Bartlett’s Familiar-to-Liberals Quotations

Somewhere along the way, Bartlett’s Familiar Quotations became the gold standard of quotations, the place anyone can go to confirm a quote and see the source. But like everyone else, I now look quotations up on the internet. So did the world need a new, 19th edition of Bartlett’s?
It depends on what kind of ideological prism one uses to determine which quotes are most notable.

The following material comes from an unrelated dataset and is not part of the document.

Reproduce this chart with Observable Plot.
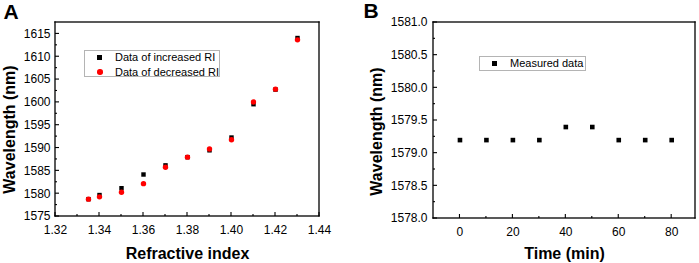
<!DOCTYPE html>
<html>
<head>
<meta charset="utf-8">
<script src="https://cdn.jsdelivr.net/npm/d3@7"></script>
<script src="https://cdn.jsdelivr.net/npm/@observablehq/plot@0.6"></script>
<style>
html, body { margin: 0; padding: 0; background: #fff; }
#wrap { display: flex; width: 699px; height: 263px; font-family: "Liberation Sans", Arial, sans-serif; }
.panel { position: relative; height: 263px; flex: none; }
.panel svg { max-width: none !important; }
.kbox { position: absolute; border: 1px solid #b4b4b4; background: #fff; box-sizing: border-box; font-size: 11px; color: #000; }
.krow { position: absolute; left: 0; height: 13px; line-height: 13px; white-space: nowrap; }
.ksq { position: absolute; width: 5px; height: 5px; background: #000; top: 4px; }
.kci { position: absolute; width: 5.5px; height: 5.5px; border-radius: 50%; background: #ff0000; top: 3.75px; }
.klbl { position: absolute; top: 0; }
</style>
</head>
<body>
<div id="wrap">
  <div id="pa" class="panel" style="width:350px"></div>
  <div id="pb" class="panel" style="width:349px"></div>
</div>
<script>
// ---- Panel A data ----
const riIncreased = [1.335, 1.34, 1.35, 1.36, 1.37, 1.38, 1.39, 1.40, 1.41, 1.42, 1.43];
const wlIncreased = [1578.8, 1579.7, 1581.2, 1584.2, 1586.2, 1588.0, 1589.5, 1592.3, 1599.6, 1602.8, 1614.1];
const riDecreased = [1.335, 1.34, 1.35, 1.36, 1.37, 1.38, 1.39, 1.40, 1.41, 1.42, 1.43];
const wlDecreased = [1578.8, 1579.3, 1580.3, 1582.2, 1585.8, 1588.0, 1589.8, 1591.8, 1600.1, 1602.9, 1613.7];
const riDomain = [1.32, 1.44];
const wlDomainA = [1575, 1617.5];
const riTicks = [1.32, 1.34, 1.36, 1.38, 1.40, 1.42, 1.44];
const riMinorTicks = [1.33, 1.35, 1.37, 1.39, 1.41, 1.43];
const wlTicksA = [1575, 1580, 1585, 1590, 1595, 1600, 1605, 1610, 1615];
const wlMinorTicksA = [1577.5, 1582.5, 1587.5, 1592.5, 1597.5, 1602.5, 1607.5, 1612.5];
const keyLabelsA = ["Data of increased RI", "Data of decreased RI"];

// ---- Panel B data ----
const timeMin = [0, 10, 20, 30, 40, 50, 60, 70, 80];
const wlMeasured = [1579.2, 1579.2, 1579.2, 1579.2, 1579.4, 1579.4, 1579.2, 1579.2, 1579.2];
const timeDomain = [-10, 89];
const wlDomainB = [1578, 1581];
const timeTicks = [0, 20, 40, 60, 80];
const timeMinorTicks = [10, 30, 50, 70];
const wlTicksB = [1578.0, 1578.5, 1579.0, 1579.5, 1580.0, 1580.5, 1581.0];
const wlMinorTicksB = [1578.25, 1578.75, 1579.25, 1579.75, 1580.25, 1580.75];
const keyLabelsB = ["Measured data"];

(() => {
  const FONT = '"Liberation Sans", Arial, sans-serif';

  const increased = riIncreased.map((x, i) => ({x, y: wlIncreased[i]}));
  const decreased = riDecreased.map((x, i) => ({x, y: wlDecreased[i]}));
  const measured = timeMin.map((x, i) => ({x, y: wlMeasured[i]}));

  // Frame edges (as filled rects positioned through the scales)
  const edges = (xd, yd) => [
    {x1: xd[0], x2: xd[0], y1: yd[0], y2: yd[1]},
    {x1: xd[1], x2: xd[1], y1: yd[0], y2: yd[1]},
    {x1: xd[0], x2: xd[1], y1: yd[0], y2: yd[0]},
    {x1: xd[0], x2: xd[1], y1: yd[1], y2: yd[1]}
  ];
  const frameMarks = (xd, yd) => [
    Plot.rect(edges(xd, yd), {x1: "x1", x2: "x2", y1: "y1", y2: "y2", fill: "#000", inset: -0.65})
  ];
  // Inward ticks (as thin filled rects)
  const xTickMarks = (ticks, yd, len) =>
    Plot.rect(ticks, {x1: d => d, x2: d => d, y1: () => yd[0], y2: () => yd[0], fill: "#000",
      insetLeft: -0.55, insetRight: -0.55, insetTop: -len, insetBottom: 0});
  const yTickMarks = (ticks, xd, len) =>
    Plot.rect(ticks, {y1: d => d, y2: d => d, x1: () => xd[0], x2: () => xd[0], fill: "#000",
      insetTop: -0.55, insetBottom: -0.55, insetLeft: 0, insetRight: -len});

  const plotA = Plot.plot({
    width: 350, height: 263,
    marginLeft: 55, marginRight: 31, marginTop: 22, marginBottom: 47,
    style: {fontFamily: FONT, fontSize: "12px", background: "transparent", color: "#000"},
    x: {domain: riDomain},
    y: {domain: wlDomainA},
    marks: [
      ...frameMarks(riDomain, wlDomainA),
      xTickMarks(riTicks, wlDomainA, 4),
      xTickMarks(riMinorTicks, wlDomainA, 2),
      yTickMarks(wlTicksA, riDomain, 4),
      yTickMarks(wlMinorTicksA, riDomain, 2),
      Plot.axisX(riTicks, {tickSize: 0, tickPadding: 9, tickFormat: d3.format(".2f"), label: null, fontSize: 12}),
      Plot.axisY(wlTicksA, {tickSize: 0, tickPadding: 5, tickFormat: d3.format("d"), label: null, fontSize: 12}),
      Plot.dot(increased, {x: "x", y: "y", symbol: "square", r: 2.5, fill: "#000"}),
      Plot.dot(decreased, {x: "x", y: "y", symbol: "circle", r: 2.7, fill: "#ff0000"}),
      Plot.text(["Refractive index"], {text: d => d, frameAnchor: "bottom", dy: 37, textAnchor: "middle", lineAnchor: "middle", fontSize: 16, fontWeight: "bold"}),
      Plot.text(["Wavelength (nm)"], {text: d => d, frameAnchor: "left", dx: -46, dy: 10, rotate: -90, textAnchor: "middle", lineAnchor: "middle", fontSize: 16, fontWeight: "bold"}),
      Plot.text(["A"], {text: d => d, frameAnchor: "top-left", dx: -52, dy: -10.5, textAnchor: "start", lineAnchor: "middle", fontSize: 21, fontWeight: "bold"})
    ]
  });
  document.getElementById("pa").appendChild(plotA);

  const plotB = Plot.plot({
    width: 349, height: 263,
    marginLeft: 83, marginRight: 4, marginTop: 22, marginBottom: 45,
    style: {fontFamily: FONT, fontSize: "12px", background: "transparent", color: "#000"},
    x: {domain: timeDomain},
    y: {domain: wlDomainB},
    marks: [
      ...frameMarks(timeDomain, wlDomainB),
      xTickMarks(timeTicks, wlDomainB, 4),
      xTickMarks(timeMinorTicks, wlDomainB, 2),
      yTickMarks(wlTicksB, timeDomain, 4),
      yTickMarks(wlMinorTicksB, timeDomain, 2),
      Plot.axisX(timeTicks, {tickSize: 0, tickPadding: 9, tickFormat: d3.format("d"), label: null, fontSize: 12}),
      Plot.axisY(wlTicksB, {tickSize: 0, tickPadding: 6, tickFormat: d3.format(".1f"), label: null, fontSize: 12}),
      Plot.dot(measured, {x: "x", y: "y", symbol: "square", r: 2.6, fill: "#000"}),
      Plot.text(["Time (min)"], {text: d => d, frameAnchor: "bottom", dy: 35, textAnchor: "middle", lineAnchor: "middle", fontSize: 16, fontWeight: "bold"}),
      Plot.text(["Wavelength (nm)"], {text: d => d, frameAnchor: "left", dx: -57, dy: 11, rotate: -90, textAnchor: "middle", lineAnchor: "middle", fontSize: 16, fontWeight: "bold"}),
      Plot.text(["B"], {text: d => d, frameAnchor: "top-left", dx: -70, dy: -11.5, textAnchor: "start", lineAnchor: "middle", fontSize: 21, fontWeight: "bold"})
    ]
  });
  document.getElementById("pb").appendChild(plotB);

  // ---- Keys (legend boxes) ----
  const drawKey = (parent, box, entries) => {
    const div = document.createElement("div");
    div.className = "kbox";
    Object.assign(div.style, {left: box.left + "px", top: box.top + "px", width: box.width + "px", height: box.height + "px"});
    entries.forEach((e, i) => {
      const row = document.createElement("div");
      row.className = "krow";
      row.style.top = (i * box.rowGap) + "px";
      const sym = document.createElement("div");
      sym.className = e.symbol === "square" ? "ksq" : "kci";
      sym.style.left = box.symX + "px";
      const lbl = document.createElement("div");
      lbl.className = "klbl";
      lbl.style.left = box.textX + "px";
      lbl.textContent = e.label;
      row.appendChild(sym);
      row.appendChild(lbl);
      div.appendChild(row);
    });
    parent.appendChild(div);
  };
  drawKey(document.getElementById("pa"), {left: 84, top: 50, width: 136, height: 27, rowGap: 14.5, symX: 12, textX: 30},
    [{symbol: "square", label: keyLabelsA[0]}, {symbol: "circle", label: keyLabelsA[1]}]);
  drawKey(document.getElementById("pb"), {left: 129, top: 56, width: 107, height: 15, rowGap: 0, symX: 12, textX: 30},
    [{symbol: "square", label: keyLabelsB[0]}]);
})();
</script>
</body>
</html>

Past editors of Bartlett’s proposed to include quotations that are “familiar” or “worthy of perpetuation,” though no such specific criteria are noted in the new edition released late last year. Those are subjective standards, of course. And with each edition, some quotations must be added, which requires trimming some older entries. The most familiar quotations in our language are almost certainly included, though past editors have noted the discovery of surprising omissions. Emily Morison Beck, who led the editing of the 14th edition in 1968, found that “But it does move” (Galileo) and “Those who cannot remember the past are condemned to repeat it” (Santayana) had not been included before.

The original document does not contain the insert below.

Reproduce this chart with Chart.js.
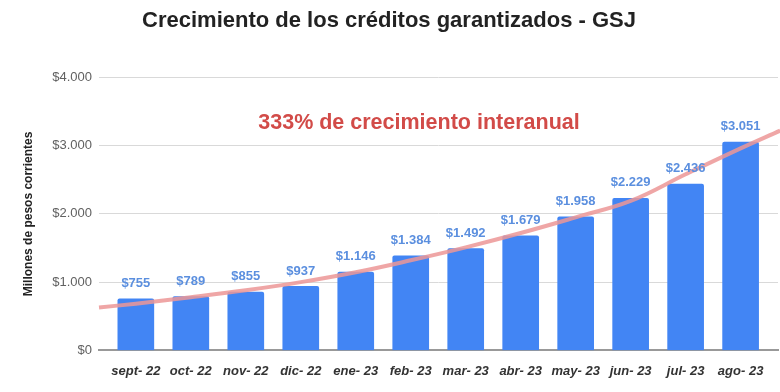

Readers might discover a pattern of omissions that is perhaps not surprising. The New York and Boston editorial team seem far more familiar with the words of liberal, leftist, and socialist sources than those of conservatives and libertarians. The publisher’s note in marketing materials that that new sources in this edition include “Alison Bechdel, Ta-Nehisi Coates, Pope Francis, Atul Gawande, Ruth Bader Ginsburg, Hilary Mantel, Lin-Manuel Miranda, Claudia Rankine, Fred Rogers, Bernie Sanders, Patti Smith, and Malala Yousafzai.” That doesn’t even count Greta Thunberg, the youngest person quoted in the new edition. All fine people, but they do tilt a bit leftward.